# Conservation in the farm bill



## Plainsman (Jul 30, 2003)

I thought about putting this in the open form, but I suppose once you mention farm bill that will turn it into hot topics. 
I grew up on the farm during the time of SOIL BANK. We had cattle, and my father worked at a concrete plants while much of our farm was in soil bank. I have had a gun in my hand ever since my very early life, and grew up appreciating wildlife, habitat, and farming. I seen conservation farming as a combination that not only preserved wildlife and provided habitat, but preserved the soil for future generations. At the same time I seen support prices encouraging farming of land that was best left to grazing of livestock. I'm happy to see some good news come out of Washington with a farm bill that looks to the future rather than a bill that wants everything today and to heck with tomorrow.

http://www.outdoorlife.com/blogs/open-c ... ite-some-c

I know people get ticked when buffalo come out of the park. I had forgotten that it was ranching that infected the herds to begin with.

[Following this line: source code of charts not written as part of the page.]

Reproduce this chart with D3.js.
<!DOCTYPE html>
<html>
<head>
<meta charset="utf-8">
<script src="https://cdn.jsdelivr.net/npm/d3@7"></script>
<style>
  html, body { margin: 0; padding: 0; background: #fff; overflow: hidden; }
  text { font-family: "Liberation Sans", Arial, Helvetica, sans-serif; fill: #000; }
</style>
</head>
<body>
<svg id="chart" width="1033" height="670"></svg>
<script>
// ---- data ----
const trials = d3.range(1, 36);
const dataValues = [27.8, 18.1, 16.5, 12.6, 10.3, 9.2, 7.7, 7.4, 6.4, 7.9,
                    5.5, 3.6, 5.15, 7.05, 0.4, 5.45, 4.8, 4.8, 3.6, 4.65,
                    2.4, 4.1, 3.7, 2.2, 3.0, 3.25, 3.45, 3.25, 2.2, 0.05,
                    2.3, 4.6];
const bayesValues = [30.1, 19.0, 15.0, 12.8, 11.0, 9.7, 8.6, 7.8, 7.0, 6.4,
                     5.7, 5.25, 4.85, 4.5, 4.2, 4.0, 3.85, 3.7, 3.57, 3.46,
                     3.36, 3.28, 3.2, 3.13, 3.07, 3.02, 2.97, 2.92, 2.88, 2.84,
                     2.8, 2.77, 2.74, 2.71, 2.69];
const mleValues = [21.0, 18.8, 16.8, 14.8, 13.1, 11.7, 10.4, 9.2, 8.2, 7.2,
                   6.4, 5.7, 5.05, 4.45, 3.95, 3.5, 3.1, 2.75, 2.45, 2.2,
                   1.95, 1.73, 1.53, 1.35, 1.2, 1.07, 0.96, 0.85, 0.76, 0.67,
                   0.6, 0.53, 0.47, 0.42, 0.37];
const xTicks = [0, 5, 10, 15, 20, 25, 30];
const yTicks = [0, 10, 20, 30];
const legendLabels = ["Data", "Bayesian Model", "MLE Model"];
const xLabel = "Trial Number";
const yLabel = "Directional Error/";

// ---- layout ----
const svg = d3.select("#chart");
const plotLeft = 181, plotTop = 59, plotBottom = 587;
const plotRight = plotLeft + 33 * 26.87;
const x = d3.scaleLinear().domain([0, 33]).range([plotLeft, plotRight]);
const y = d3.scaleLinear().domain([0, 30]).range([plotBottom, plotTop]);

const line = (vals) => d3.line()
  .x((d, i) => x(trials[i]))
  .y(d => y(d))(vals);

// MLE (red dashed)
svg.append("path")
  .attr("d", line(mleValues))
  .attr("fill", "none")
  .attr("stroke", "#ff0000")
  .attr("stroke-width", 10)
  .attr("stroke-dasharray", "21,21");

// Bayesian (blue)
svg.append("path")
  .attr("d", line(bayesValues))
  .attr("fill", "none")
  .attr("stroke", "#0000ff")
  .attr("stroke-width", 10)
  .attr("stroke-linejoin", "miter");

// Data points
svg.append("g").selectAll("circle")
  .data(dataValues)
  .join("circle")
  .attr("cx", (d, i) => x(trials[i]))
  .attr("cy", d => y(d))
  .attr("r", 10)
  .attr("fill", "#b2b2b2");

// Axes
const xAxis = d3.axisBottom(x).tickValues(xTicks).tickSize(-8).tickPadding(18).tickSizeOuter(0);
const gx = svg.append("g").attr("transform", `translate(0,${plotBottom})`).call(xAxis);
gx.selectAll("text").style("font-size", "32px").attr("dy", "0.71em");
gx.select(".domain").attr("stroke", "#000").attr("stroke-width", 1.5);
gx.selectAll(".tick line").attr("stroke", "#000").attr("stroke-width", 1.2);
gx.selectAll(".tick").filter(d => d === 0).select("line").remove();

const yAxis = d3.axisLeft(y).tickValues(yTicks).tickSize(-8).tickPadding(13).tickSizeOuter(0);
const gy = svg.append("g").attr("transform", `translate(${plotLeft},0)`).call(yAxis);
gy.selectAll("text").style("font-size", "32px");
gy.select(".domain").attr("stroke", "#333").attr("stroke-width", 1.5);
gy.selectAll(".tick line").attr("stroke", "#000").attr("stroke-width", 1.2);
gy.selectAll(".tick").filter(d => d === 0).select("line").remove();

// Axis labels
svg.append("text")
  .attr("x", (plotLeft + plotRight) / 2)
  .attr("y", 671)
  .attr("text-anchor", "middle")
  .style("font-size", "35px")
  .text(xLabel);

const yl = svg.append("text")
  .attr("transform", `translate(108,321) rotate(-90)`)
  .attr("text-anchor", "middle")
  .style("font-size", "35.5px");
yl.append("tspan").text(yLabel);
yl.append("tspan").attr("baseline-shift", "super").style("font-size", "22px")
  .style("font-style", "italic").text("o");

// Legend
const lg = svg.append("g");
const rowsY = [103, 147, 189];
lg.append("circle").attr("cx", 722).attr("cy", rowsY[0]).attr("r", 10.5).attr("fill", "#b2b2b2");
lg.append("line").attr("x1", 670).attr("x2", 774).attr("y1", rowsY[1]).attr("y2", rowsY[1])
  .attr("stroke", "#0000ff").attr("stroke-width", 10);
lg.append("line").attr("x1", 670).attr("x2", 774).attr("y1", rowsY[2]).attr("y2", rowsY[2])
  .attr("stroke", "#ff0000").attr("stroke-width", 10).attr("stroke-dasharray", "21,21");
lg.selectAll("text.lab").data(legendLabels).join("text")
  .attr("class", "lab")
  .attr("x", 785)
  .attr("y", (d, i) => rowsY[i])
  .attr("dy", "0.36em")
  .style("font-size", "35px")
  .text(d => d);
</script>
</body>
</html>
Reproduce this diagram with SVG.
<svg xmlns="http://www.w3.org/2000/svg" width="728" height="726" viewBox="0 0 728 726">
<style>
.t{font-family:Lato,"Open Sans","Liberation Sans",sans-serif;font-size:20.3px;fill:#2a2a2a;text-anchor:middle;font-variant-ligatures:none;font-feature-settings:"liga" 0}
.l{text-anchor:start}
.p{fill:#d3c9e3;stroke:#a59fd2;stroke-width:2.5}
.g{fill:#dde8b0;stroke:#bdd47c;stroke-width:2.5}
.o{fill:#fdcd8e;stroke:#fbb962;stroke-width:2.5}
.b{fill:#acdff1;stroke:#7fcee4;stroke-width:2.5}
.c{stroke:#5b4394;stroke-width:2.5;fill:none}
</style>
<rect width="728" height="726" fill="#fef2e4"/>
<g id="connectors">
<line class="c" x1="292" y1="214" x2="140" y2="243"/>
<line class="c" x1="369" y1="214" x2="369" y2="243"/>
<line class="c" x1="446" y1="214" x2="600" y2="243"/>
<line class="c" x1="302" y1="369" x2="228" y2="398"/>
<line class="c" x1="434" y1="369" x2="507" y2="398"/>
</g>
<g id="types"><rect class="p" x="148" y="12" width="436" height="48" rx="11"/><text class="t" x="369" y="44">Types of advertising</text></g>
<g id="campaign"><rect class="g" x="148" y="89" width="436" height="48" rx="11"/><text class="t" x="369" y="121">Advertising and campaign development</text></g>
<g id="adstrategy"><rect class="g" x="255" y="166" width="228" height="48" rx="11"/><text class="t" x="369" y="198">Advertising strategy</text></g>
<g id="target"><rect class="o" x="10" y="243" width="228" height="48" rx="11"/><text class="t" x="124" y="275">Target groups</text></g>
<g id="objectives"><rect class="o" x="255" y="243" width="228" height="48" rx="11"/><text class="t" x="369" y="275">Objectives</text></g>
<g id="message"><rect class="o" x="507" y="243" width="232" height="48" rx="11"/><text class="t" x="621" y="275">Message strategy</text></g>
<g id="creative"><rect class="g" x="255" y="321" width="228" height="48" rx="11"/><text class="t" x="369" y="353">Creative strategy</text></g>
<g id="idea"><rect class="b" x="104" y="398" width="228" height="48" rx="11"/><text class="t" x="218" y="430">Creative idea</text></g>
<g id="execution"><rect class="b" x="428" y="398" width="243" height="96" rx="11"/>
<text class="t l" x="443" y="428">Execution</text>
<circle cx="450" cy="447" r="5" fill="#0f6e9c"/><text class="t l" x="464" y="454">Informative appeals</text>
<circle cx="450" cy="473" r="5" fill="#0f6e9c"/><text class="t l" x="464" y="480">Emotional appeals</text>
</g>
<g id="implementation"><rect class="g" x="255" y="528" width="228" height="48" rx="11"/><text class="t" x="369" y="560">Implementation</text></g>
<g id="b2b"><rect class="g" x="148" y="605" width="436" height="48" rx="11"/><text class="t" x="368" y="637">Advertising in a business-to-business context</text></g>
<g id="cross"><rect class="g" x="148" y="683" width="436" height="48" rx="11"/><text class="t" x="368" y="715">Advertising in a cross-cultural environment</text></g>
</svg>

> the most pressing is not the 100-year-old infection of elk and bison with brucellosis transferred from long-ago cattle.


----------



## shaug (Mar 28, 2011)

Europeans brought cattle and brucelosis to America. Also brought smallpox. Through vaccination smallpox has been eradicated. How do you feel about vaccinating elk and buffalo?


----------



## Plainsman (Jul 30, 2003)

shaug said:


> Europeans brought cattle and brucelosis to America. Also brought smallpox. Through vaccination smallpox has been eradicated. How do you feel about vaccinating elk and buffalo?


Like I said ranchers brought it in. Perhaps we should give some thought to a buffer zone of a few miles. Fence and move domestic livestock back a few miles. I see you suggested vaccination on fishingbuddy too. If you want to do it have at it.


----------



## shaug (Mar 28, 2011)

> Like I said ranchers brought it in.


Europeans brought brucelosis in. Your great great grandfather did it. Some time ago you posted a picture of your grandfathers buffalo robe coat. Was it from a buffalo before they were exterminated in ND? The ranchers along the musselshells river in Montana protected the last of the American Bison.



> Fence and move domestic livestock back a few miles.


A set back and then another set back and then...........buffalo commons?



> I see you suggested vaccination on fishingbuddy too.


The Yellowstone herd is the last reservoir of brucelosis.

I see you borrowed this information from fishingbuddy.


----------



## Plainsman (Jul 30, 2003)

I can't quote or use emoticons from my phone so I hope you see the humore in this. You asked if my grandfather shot those North Dakota buffalo before they were exterminated. No he shot them after they were exterminated. Lol


----------



## blhunter3 (May 5, 2007)

Why shouldn't they slaughter some herds with the disease? It would save a lot of money in the long run.


----------